Is this a black eye for the Obama administration?

I wouldn't say that it is a black eye for the administration. It is a reality of what happens in the marketplace. There are IT leaders that need to raise visibility to a given technology issue. You can't just depend on that singular leader to make sure that there are wholesale changes across all federal government. There has to be that pent up or mitigating factor that drives the change within the agencies. And with respect to federal government it is not leadership.

In a lot of respects, it is the budget hammer that is going to drive change. So he (Kundra) has done a great job of raising visibility into newer models (like cloud computing). It is disappointing that there is going to be a vacum in leadership if it occurs, but that is not emblematic of what needs to happen across all of federal government. The change has to happen within the agencies directly.

Talk about the gap between articulating an IT plan in the federal government and executing the plan.

It's a huge gap and it is not like the commercial world where a CIO or CEO leaving an organization has a much different impact on the organization itself. The CIO in federal government doesn't have direct budgetary purse strings. He can't control by and large the movements of individual agencies. And so as a result it does become a position that is more about leading a technology change rather than driving it directly through the agencies themselves.

He (Kundra) has done a lot of impressive things, creating the SWAT teams that go into the agencies, looking at how they are aligning their IT budgets, and looking at the results of some of those investments. Hopefully those types of review panels will continue beyond Vivek.

Is this a case of a bright leader getting into government and being frustrated?

I don't really think so. I think it is a powerful thing that he has done. I think he is probably proud of the achievements that have been made across the entire federal government organization. I think what is different about federal government (CIO) than other positions in the commercial world is that it is much more of a 24 hours a day, seven days a week, 365 days a year job and the pressures attached to that from a two-year, three-year or four-year perspective are just too much sometimes. Sometimes it takes a while for you to reset the buttons to go somewhere else in order to keep your sanity in check, quite honestly.

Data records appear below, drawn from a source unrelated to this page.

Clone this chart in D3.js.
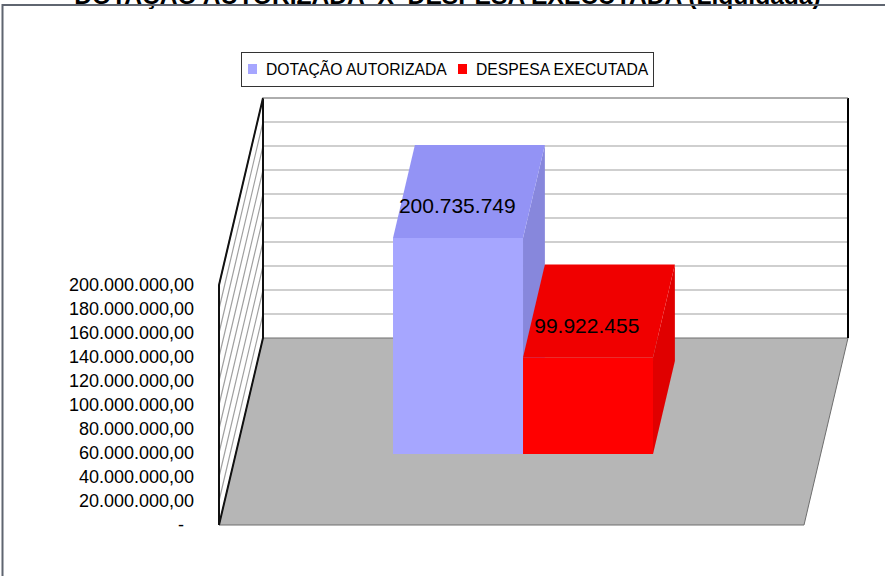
<!DOCTYPE html>
<html>
<head>
<meta charset="utf-8">
<script src="https://cdn.jsdelivr.net/npm/d3@7"></script>
<style>
html, body { margin: 0; padding: 0; background: #fff; overflow: hidden; }
text { font-family: "Liberation Sans", Arial, sans-serif; fill: #000; white-space: pre; }
</style>
</head>
<body>
<script>
const titleText = "DOTAÇÃO AUTORIZADA  X  DESPESA EXECUTADA (Liquidada)";
const seriesNames = ["DOTAÇÃO AUTORIZADA", "DESPESA EXECUTADA"];
// height of each bar as read on the axis (the drawn bars do not follow the labels)
const drawnValues = [180000000, 80400000];
const valueLabels = ["200.735.749", "99.922.455"];
const frontColors = ["#a6a6ff", "#ff0000"];
const topColors = ["#9393f5", "#f00000"];
const sideColors = ["#8787dc", "#e00000"];
const tickValues = [0, 20000000, 40000000, 60000000, 80000000, 100000000,
    120000000, 140000000, 160000000, 180000000, 200000000];
const tickLabels = ["-  ", "20.000.000,00", "40.000.000,00", "60.000.000,00", "80.000.000,00",
    "100.000.000,00", "120.000.000,00", "140.000.000,00", "160.000.000,00", "180.000.000,00",
    "200.000.000,00"];

const width = 885, height = 576;

const svg = d3.select("body").append("svg")
    .attr("width", width)
    .attr("height", height)
    .style("display", "block");

// front plane scales, depth is 0 at the front edge and 1 at the back wall
const y = d3.scaleLinear().domain([0, 200000000]).range([525, 285]);
const floorX = d3.scaleLinear().domain([0, 1]).range([219, 804]);
const depthX = d3.scaleLinear().domain([0, 1]).range([0, 44]);
const depthY = d3.scaleLinear().domain([0, 1]).range([0, -187]);
const barX = d3.scaleBand().domain(seriesNames).range([376.3, 636.3]);
const barDepth = [0.38, 0.877];

const line = d3.line();
const pt = (px, value, depth) => [px + depthX(depth), y(value) + depthY(depth)];
const poly = pts => line(pts) + "Z";

svg.append("text")
    .attr("x", 447.5)
    .attr("y", 4)
    .attr("text-anchor", "middle")
    .style("font-size", "24.6px")
    .style("font-weight", "bold")
    .text(titleText);

svg.append("path")
    .attr("d", "M2.5,576V5H885")
    .attr("fill", "none")
    .attr("stroke", "#5f6570")
    .attr("stroke-width", 2);

const xL = floorX(0), xR = floorX(1), maxValue = 200000000;

// back wall
svg.append("path")
    .attr("d", poly([pt(xL, 0, 1), pt(xL, maxValue, 1), pt(xR, maxValue, 1), pt(xR, 0, 1)]))
    .attr("fill", "#fff");

// left wall
svg.append("path")
    .attr("d", poly([pt(xL, 0, 0), pt(xL, maxValue, 0), pt(xL, maxValue, 1), pt(xL, 0, 1)]))
    .attr("fill", "#fff");

// gridlines run along the left wall then across the back wall
svg.append("g").selectAll("path")
    .data(tickValues.slice(1))
    .enter().append("path")
    .attr("d", d => line([pt(xL, d, 0), pt(xL, d, 1), pt(xR, d, 1)]))
    .attr("fill", "none")
    .attr("stroke", "#a0a0a0")
    .attr("stroke-width", 1.2);

// floor
svg.append("path")
    .attr("d", poly([pt(xL, 0, 0), pt(xL, 0, 1), pt(xR, 0, 1), pt(xR, 0, 0)]))
    .attr("fill", "#b6b6b6")
    .attr("stroke", "#6e6e6e")
    .attr("stroke-width", 1);

// wall edges
svg.append("path")
    .attr("d", line([pt(xL, 0, 0), pt(xL, maxValue, 0), pt(xL, maxValue, 1), pt(xL, 0, 1), pt(xL, 0, 0)]))
    .attr("fill", "none")
    .attr("stroke", "#111")
    .attr("stroke-width", 2);
svg.append("path")
    .attr("d", line([pt(xR, 0, 1), pt(xR, maxValue, 1)]))
    .attr("fill", "none")
    .attr("stroke", "#000")
    .attr("stroke-width", 2);
svg.append("path")
    .attr("d", line([pt(xL, maxValue, 1), pt(xR, maxValue, 1)]))
    .attr("fill", "none")
    .attr("stroke", "#8c8c8c")
    .attr("stroke-width", 1);

// bars, drawn left to right so the red front covers the blue side
const bars = svg.append("g").selectAll("g")
    .data(seriesNames)
    .enter().append("g");

bars.each(function(name, i) {
    const g = d3.select(this);
    const x0 = barX(name), x1 = x0 + barX.bandwidth();
    const v = drawnValues[i];
    const d0 = barDepth[0], d1 = barDepth[1];
    g.append("path")
        .attr("d", poly([pt(x1, 0, d0), pt(x1, v, d0), pt(x1, v, d1), pt(x1, 0, d1)]))
        .attr("fill", sideColors[i]);
    g.append("path")
        .attr("d", poly([pt(x0, v, d0), pt(x0, v, d1), pt(x1, v, d1), pt(x1, v, d0)]))
        .attr("fill", topColors[i]);
    g.append("path")
        .attr("d", poly([pt(x0, 0, d0), pt(x0, v, d0), pt(x1, v, d0), pt(x1, 0, d0)]))
        .attr("fill", frontColors[i]);
});

// value labels sit on the top faces
svg.append("g").selectAll("text")
    .data(valueLabels)
    .enter().append("text")
    .attr("x", (d, i) => barX(seriesNames[i]) + barX.bandwidth() / 2 + [16, 15.5][i])
    .attr("y", (d, i) => y(drawnValues[i]) + depthY(barDepth[0]) - 24.5)
    .attr("text-anchor", "middle")
    .style("font-size", "21px")
    .text(d => d);

// value axis
const yAxis = d3.axisLeft(y)
    .tickValues(tickValues)
    .tickSize(0)
    .tickPadding(25)
    .tickFormat((d, i) => tickLabels[i]);

const axisG = svg.append("g")
    .attr("transform", "translate(219,0)")
    .call(yAxis);
axisG.select(".domain").remove();
axisG.selectAll("text")
    .style("font-family", '"Liberation Sans", Arial, sans-serif')
    .style("font-size", "18px");

// legend
const legend = svg.append("g");
legend.append("rect")
    .attr("x", 241.5).attr("y", 52.5)
    .attr("width", 412).attr("height", 34)
    .attr("fill", "#fff")
    .attr("stroke", "#333")
    .attr("stroke-width", 1);

const legendItems = legend.selectAll("g")
    .data(seriesNames)
    .enter().append("g")
    .attr("transform", (d, i) => "translate(" + [248, 458][i] + ",0)");
legendItems.append("rect")
    .attr("y", 64).attr("width", 9).attr("height", 10)
    .attr("fill", (d, i) => frontColors[i]);
legendItems.append("text")
    .attr("x", 18)
    .attr("y", 75)
    .style("font-size", "15.7px")
    .text(d => d);
</script>
</body>
</html>
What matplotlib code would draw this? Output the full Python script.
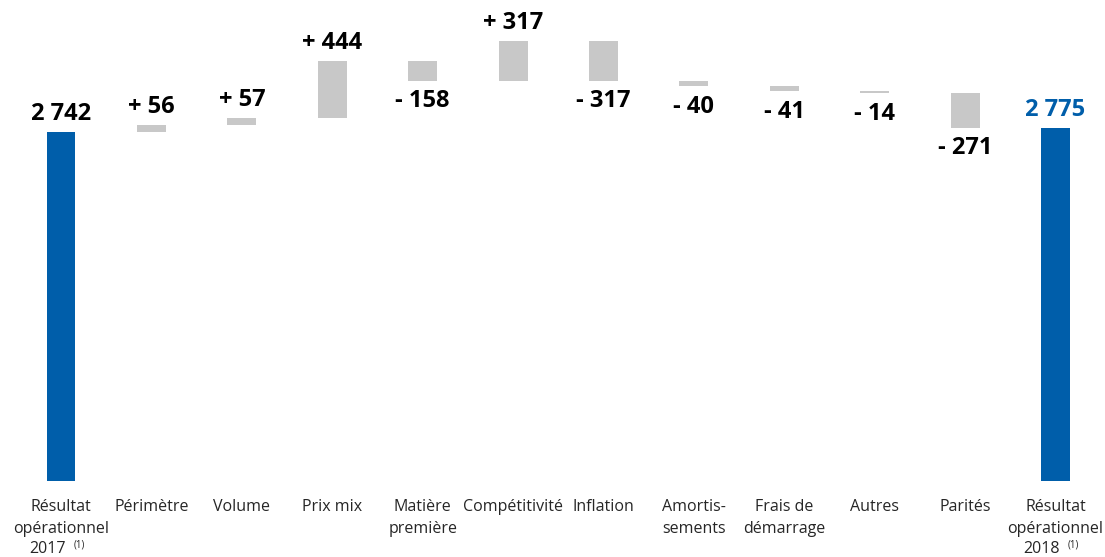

NEXT: The Impact On Federal Government Cloud Initiatives

What is your forecast on what happens with the cloud computing momentum in federal government now that Vivek is leaving?

Most people would say that a leadership vacum will impact the pace of acceleration of cloud based technologies. I can't deny that. But I have to tell you that the notion of the acceleration of cloud-based services wasn't driven by leadership. It was driven by the budget. And as technology continues to change, as the nature of technology changes, more and more agencies will mimmick what first generation leaders have done and take that on as their own policy goals, their own budgetary goals. And that happens to be cloud because cloud saves money. They will reflect that in second and third generation adoption. We just have to make sure that first generation users (of cloud) are meeting their objectives. That is unclear right now.

You have been following federal government IT for nearly two decades. How hard is that budget hammer coming down right now?

It really is dependent upon the next election cycle, after we get a new president and see the shape of Congress. You have a Republican House right now. You are more likely going to have a Republican Senate in the next elections. If you then unify that with a Republican President that budget hammer will be very strong.

What is your advice for public sector solution providers who were excited by Kundra's cloud mission. How fast should they be moving to cloud now?

I continue to think that the way cloud is being oriented in the commercial world will be reflective of what happens in government. It now becomes how does the partnering environment continue to move it forward so that it meets government objectives.

There are issues around security, data ownership, the long term price, and the differences between private government cloud versus public cloud. There is a huge gap between what the spending savings are between a private government cloud and the public cloud itself.